McCain’s plan, his campaign said, “would immediately reduce the pain of high gas prices.”
While neither plan is a long-term fix for the country’s energy problem, at least one Oklahoma Congressman said he prefers the McCain proposal.
Fourth District Congressman Tom Cole, R-Moore, said the McCain idea “had some merit.”
“It would offer some short term relief,” Cole said. “But remember prices have gone up more than the federal gas tax. Prices have gone up by that level in just two or three weeks, so the McCain plan would take the place of a long-term policy.”
Cole, however, said he would oppose the Clinton proposal.
“I’d reject Sen. Clinton’s plan out of hand,” he said. “Because a windfall profit tax on oil companies would be passed right along onto consumers.
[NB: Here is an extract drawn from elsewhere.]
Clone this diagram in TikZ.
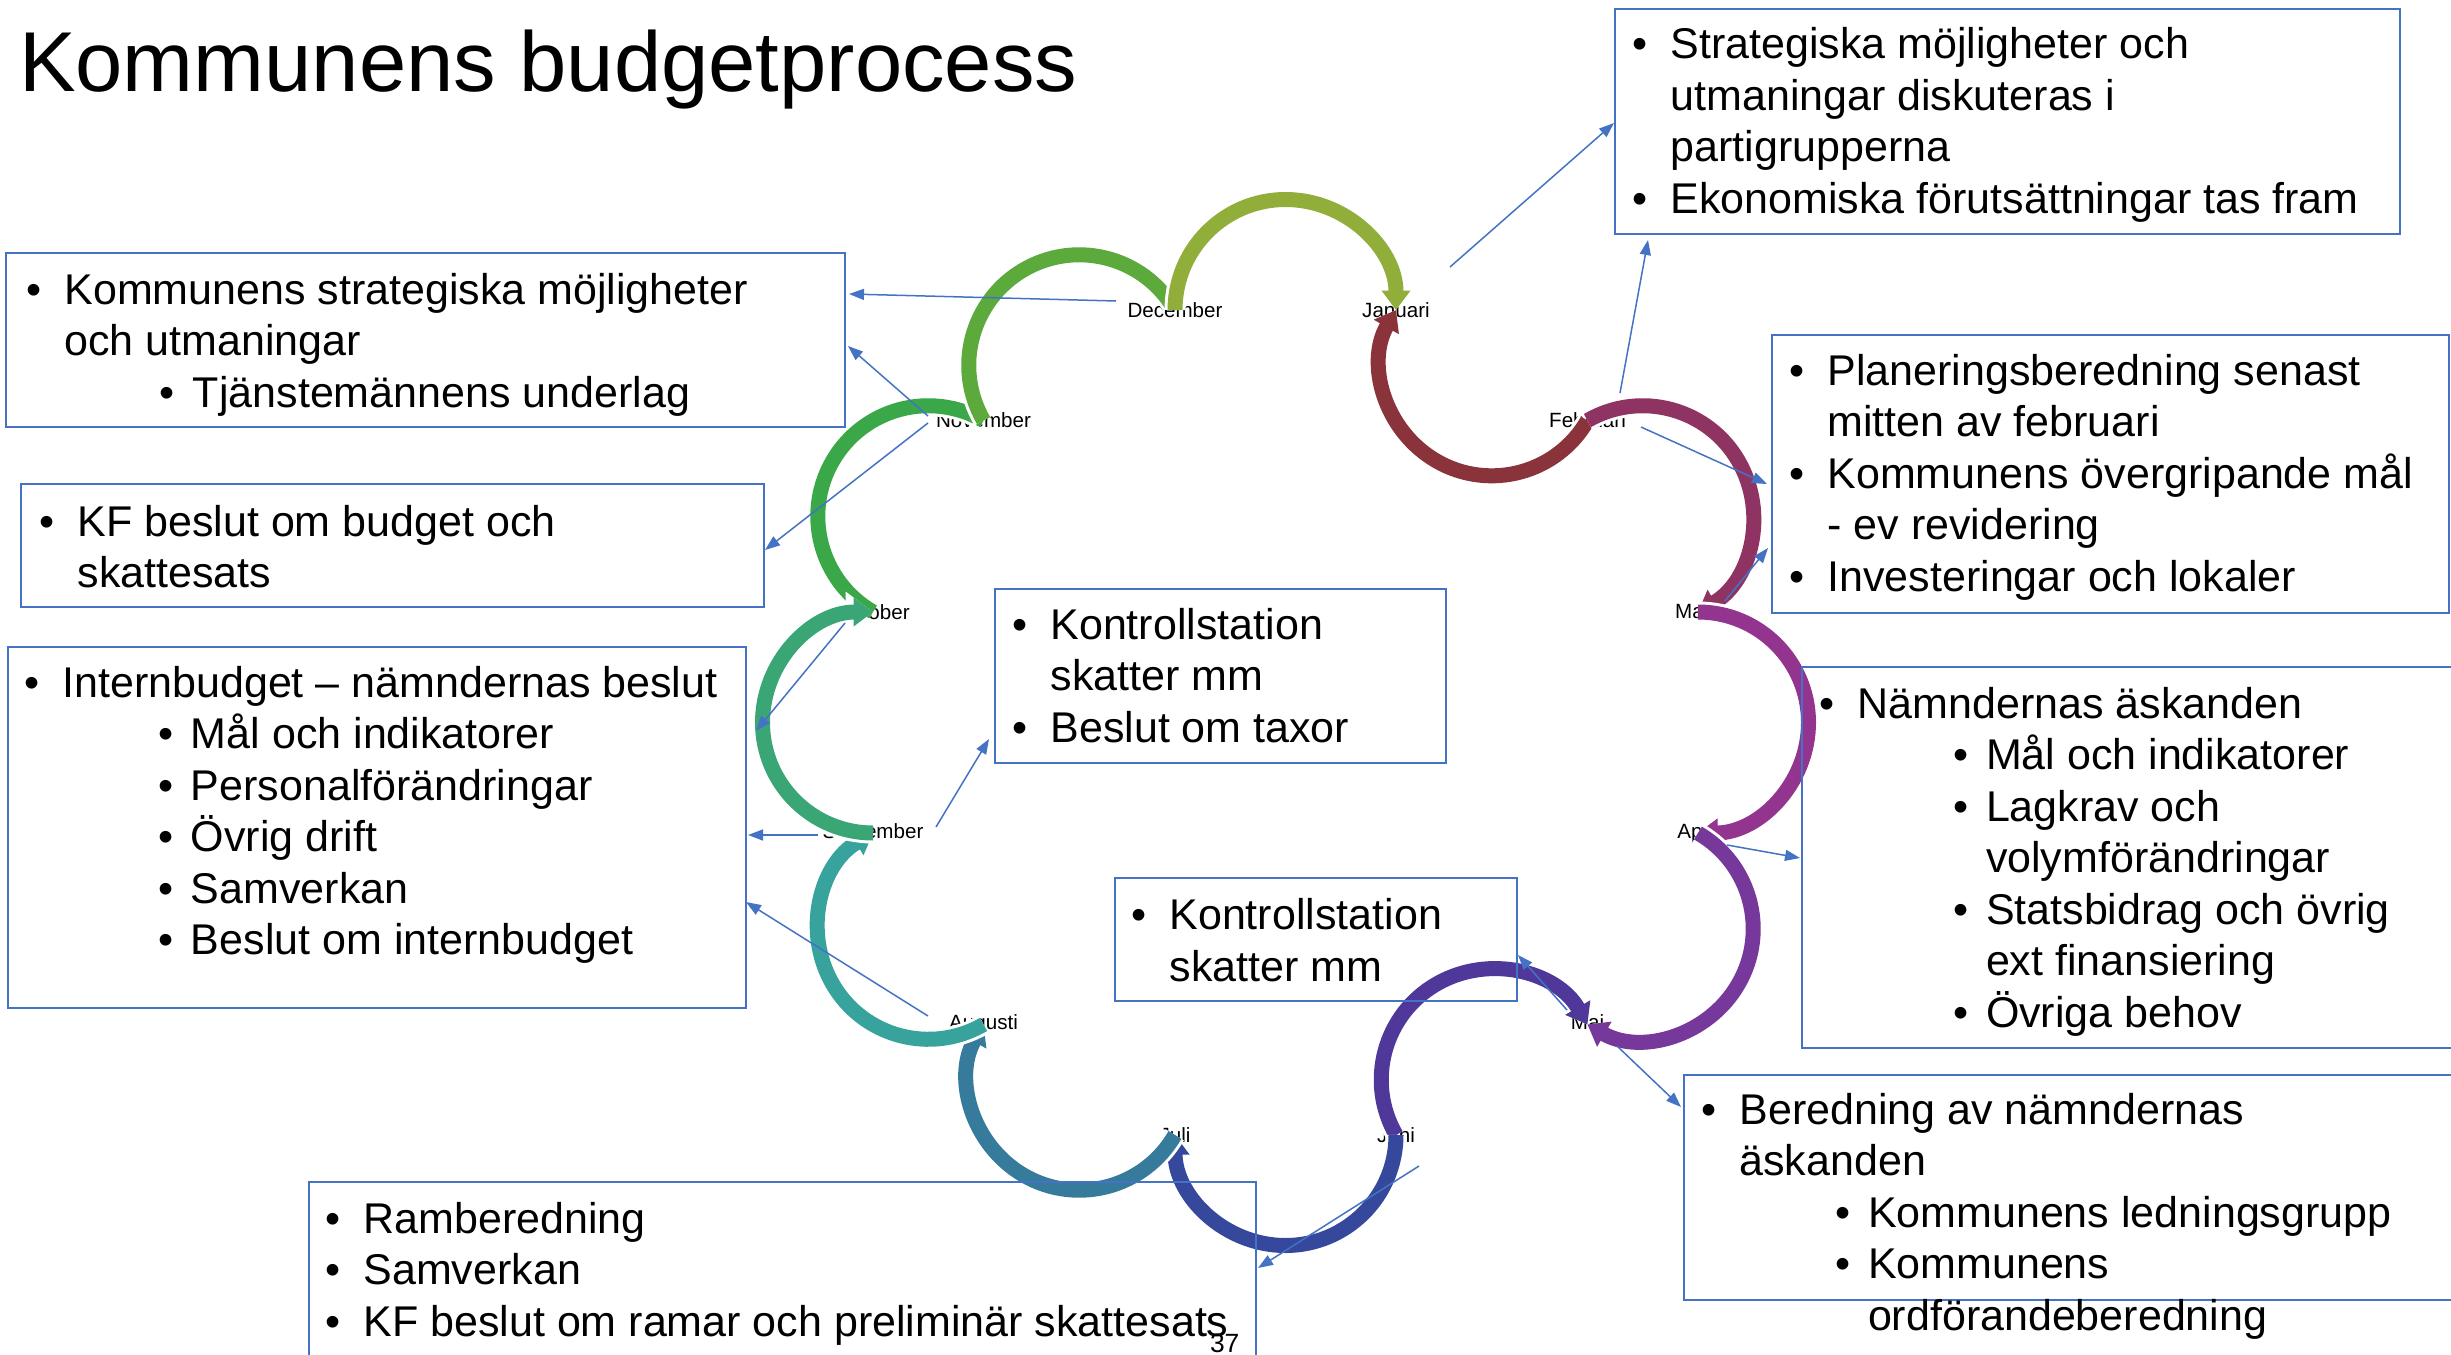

I think that’s a huge mistake.”
Both senators, Cole said, should support a long term “serious” energy bill.
“There’s a lot we could do,” Cole said. “For example, HR 3089. It takes all the ideas on exploration and production and puts them in a single bill which helps expedite the process.”
That bill, Cole said, would allow drilling the Anwar area of Alaska, allow more off coast drilling and offer more non-park federal land for oil exploration.
“It would help us with our problems,” Cole said. “Congress has not done enough to increase production of domestic energy and passage of this bill would help cool off the current round of energy speculation. We haven’t done anything that shows we’re going to produce anything in new energy.”
Increasing domestic production, Cole said, would be “a dramatic change” in a positive direction.
“I understand the concerns about drilling off shore,” he said. “But we went through Hurricane Katrina and we didn’t have any oil spills that I’m aware of. I believe we are capable of drilling off shore and taking care of the environment.”
American consumers, he said, need to let go of the idea “that the rest of the world is going to produce oil at a cheap price for us.”
“The more dependent we become on foreign sources, the higher cost we’re going to have to pay,” he said.